start Given data

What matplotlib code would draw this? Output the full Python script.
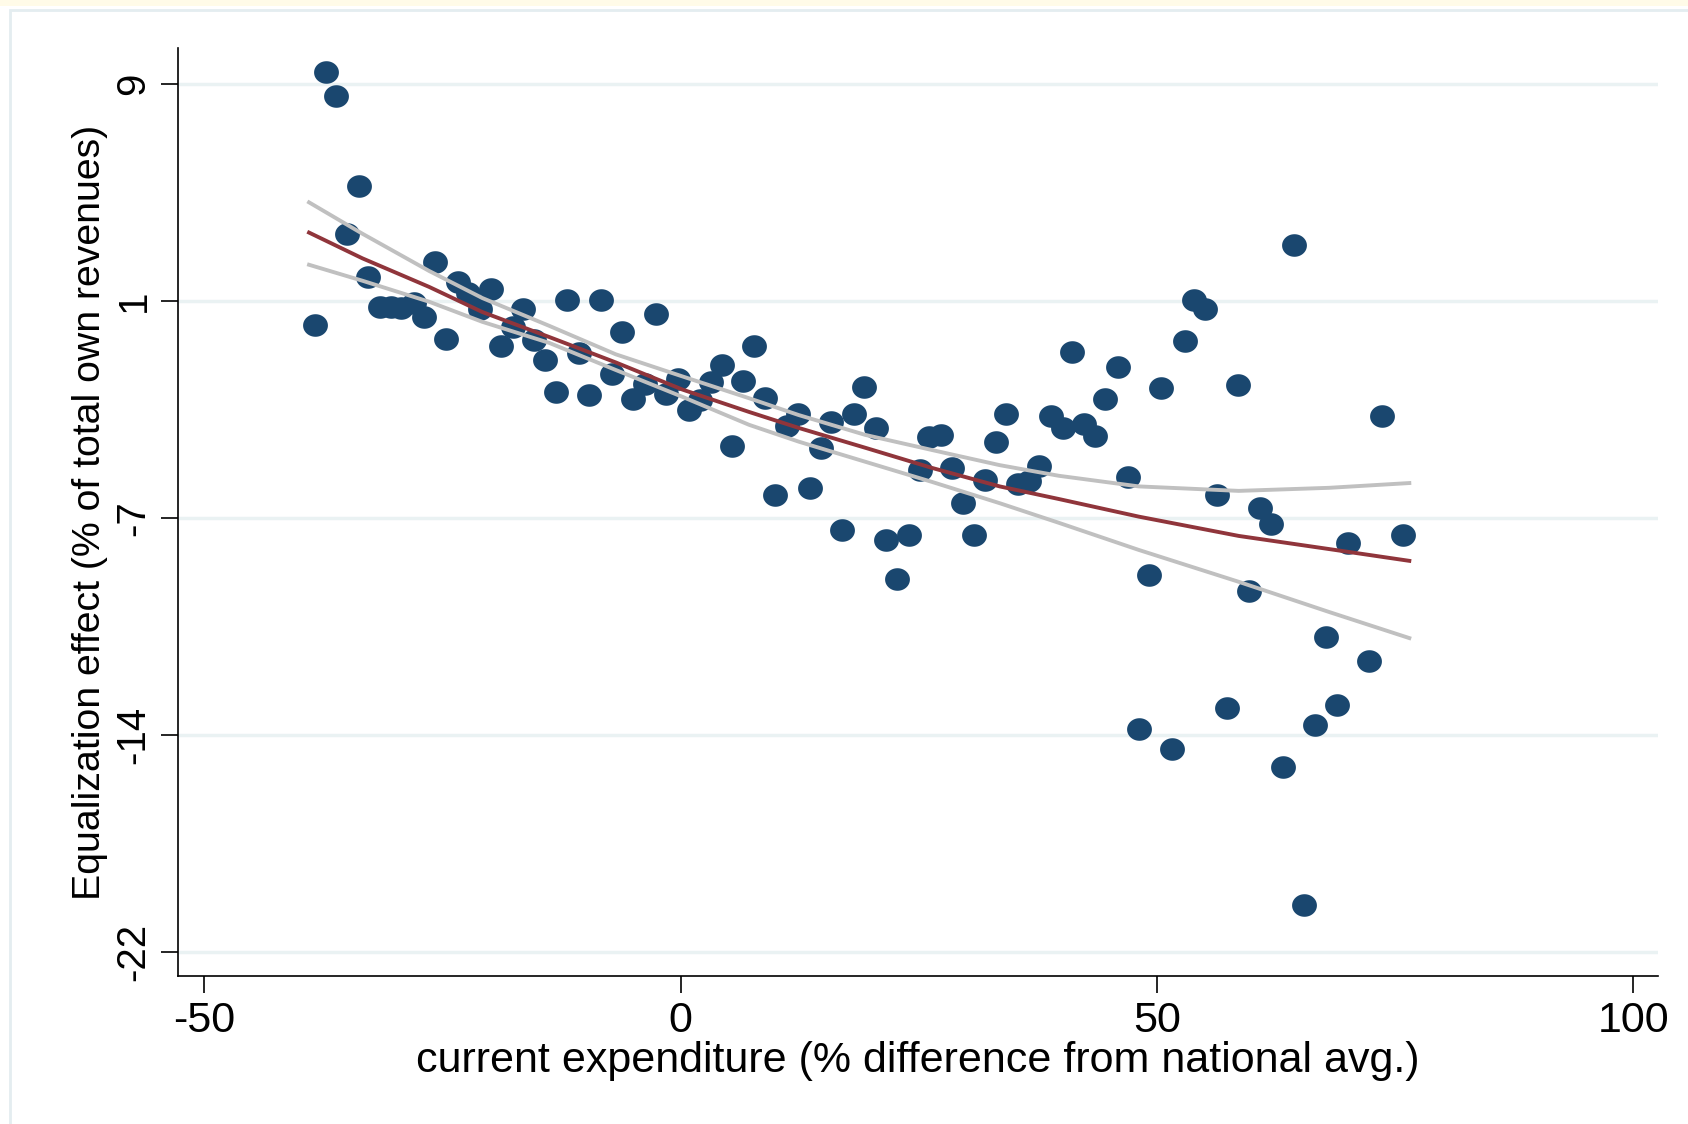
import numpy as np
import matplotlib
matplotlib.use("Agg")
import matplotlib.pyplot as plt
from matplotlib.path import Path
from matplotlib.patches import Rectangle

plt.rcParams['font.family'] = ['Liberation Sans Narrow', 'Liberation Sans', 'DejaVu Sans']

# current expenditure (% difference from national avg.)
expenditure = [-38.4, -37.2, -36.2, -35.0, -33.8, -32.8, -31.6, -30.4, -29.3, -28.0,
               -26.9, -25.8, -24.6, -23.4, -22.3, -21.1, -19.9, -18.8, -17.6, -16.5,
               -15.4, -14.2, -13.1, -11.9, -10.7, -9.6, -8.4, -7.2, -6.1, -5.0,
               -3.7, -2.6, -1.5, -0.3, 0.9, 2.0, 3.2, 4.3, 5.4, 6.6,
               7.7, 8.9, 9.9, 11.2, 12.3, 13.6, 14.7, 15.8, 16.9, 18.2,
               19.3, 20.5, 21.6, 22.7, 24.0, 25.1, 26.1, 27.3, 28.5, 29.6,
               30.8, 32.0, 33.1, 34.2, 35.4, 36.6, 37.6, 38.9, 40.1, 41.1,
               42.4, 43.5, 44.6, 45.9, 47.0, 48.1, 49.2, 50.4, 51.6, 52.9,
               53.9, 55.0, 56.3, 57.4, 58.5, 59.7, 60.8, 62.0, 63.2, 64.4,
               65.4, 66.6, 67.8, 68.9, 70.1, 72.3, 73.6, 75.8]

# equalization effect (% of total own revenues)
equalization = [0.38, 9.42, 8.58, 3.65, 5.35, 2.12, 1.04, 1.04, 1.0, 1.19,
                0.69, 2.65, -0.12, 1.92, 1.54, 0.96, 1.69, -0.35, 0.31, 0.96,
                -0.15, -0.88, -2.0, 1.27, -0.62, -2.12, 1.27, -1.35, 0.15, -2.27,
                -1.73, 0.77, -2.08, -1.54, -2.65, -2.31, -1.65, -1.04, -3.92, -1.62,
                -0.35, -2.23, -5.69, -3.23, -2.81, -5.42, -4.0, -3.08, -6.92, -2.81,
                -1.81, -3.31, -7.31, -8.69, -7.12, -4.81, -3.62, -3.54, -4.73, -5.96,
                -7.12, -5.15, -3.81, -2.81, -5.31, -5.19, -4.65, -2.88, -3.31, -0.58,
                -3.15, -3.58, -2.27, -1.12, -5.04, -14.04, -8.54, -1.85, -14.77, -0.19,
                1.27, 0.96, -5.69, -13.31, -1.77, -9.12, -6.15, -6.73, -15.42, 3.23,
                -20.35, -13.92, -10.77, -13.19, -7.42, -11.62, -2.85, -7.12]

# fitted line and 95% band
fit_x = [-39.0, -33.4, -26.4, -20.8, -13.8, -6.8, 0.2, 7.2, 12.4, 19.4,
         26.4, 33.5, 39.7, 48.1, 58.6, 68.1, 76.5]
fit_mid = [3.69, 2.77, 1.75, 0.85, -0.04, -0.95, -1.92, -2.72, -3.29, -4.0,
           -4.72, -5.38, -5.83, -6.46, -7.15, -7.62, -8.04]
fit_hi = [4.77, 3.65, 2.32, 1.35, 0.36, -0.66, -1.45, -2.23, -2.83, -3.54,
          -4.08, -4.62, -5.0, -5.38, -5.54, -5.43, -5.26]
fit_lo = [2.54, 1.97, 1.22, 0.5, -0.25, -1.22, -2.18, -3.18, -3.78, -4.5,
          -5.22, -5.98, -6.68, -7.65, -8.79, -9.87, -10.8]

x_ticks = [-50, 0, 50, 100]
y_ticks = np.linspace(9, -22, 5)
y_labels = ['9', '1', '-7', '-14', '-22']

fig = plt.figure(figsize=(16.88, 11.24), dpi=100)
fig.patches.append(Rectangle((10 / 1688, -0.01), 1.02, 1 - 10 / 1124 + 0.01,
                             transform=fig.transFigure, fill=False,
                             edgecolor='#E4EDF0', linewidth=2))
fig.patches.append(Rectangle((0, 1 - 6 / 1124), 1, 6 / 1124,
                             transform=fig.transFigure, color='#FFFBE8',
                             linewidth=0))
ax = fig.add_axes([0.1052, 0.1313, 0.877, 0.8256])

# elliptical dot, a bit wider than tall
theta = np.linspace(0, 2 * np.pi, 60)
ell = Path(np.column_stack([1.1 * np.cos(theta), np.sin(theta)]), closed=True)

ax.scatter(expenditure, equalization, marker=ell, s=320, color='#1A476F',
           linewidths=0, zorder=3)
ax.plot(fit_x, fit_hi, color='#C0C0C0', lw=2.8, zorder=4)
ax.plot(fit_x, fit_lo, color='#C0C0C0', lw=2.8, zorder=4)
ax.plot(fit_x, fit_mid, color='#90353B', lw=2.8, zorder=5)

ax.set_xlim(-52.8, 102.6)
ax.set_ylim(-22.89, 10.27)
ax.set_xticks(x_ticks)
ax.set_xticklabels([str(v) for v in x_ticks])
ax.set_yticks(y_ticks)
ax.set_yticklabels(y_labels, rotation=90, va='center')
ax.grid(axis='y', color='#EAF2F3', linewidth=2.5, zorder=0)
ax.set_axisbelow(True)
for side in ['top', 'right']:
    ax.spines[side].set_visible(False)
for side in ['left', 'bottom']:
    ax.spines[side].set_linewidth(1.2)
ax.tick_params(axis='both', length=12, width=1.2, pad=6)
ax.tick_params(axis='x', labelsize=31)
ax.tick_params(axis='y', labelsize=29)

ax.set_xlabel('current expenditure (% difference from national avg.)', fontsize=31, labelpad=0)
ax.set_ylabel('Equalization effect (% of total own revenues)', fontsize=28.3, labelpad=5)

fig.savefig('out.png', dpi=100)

end Given data

Task requirements: Restate exactly, please, only the lines between the start of the data and the line containing "plt.rcParams['font.family'] = ['Liberation", both ends included, skipping the pictures.

Final result:
What matplotlib code would draw this? Output the full Python script.
import numpy as np
import matplotlib
matplotlib.use("Agg")
import matplotlib.pyplot as plt
from matplotlib.path import Path
from matplotlib.patches import Rectangle

plt.rcParams['font.family'] = ['Liberation Sans Narrow', 'Liberation Sans', 'DejaVu Sans']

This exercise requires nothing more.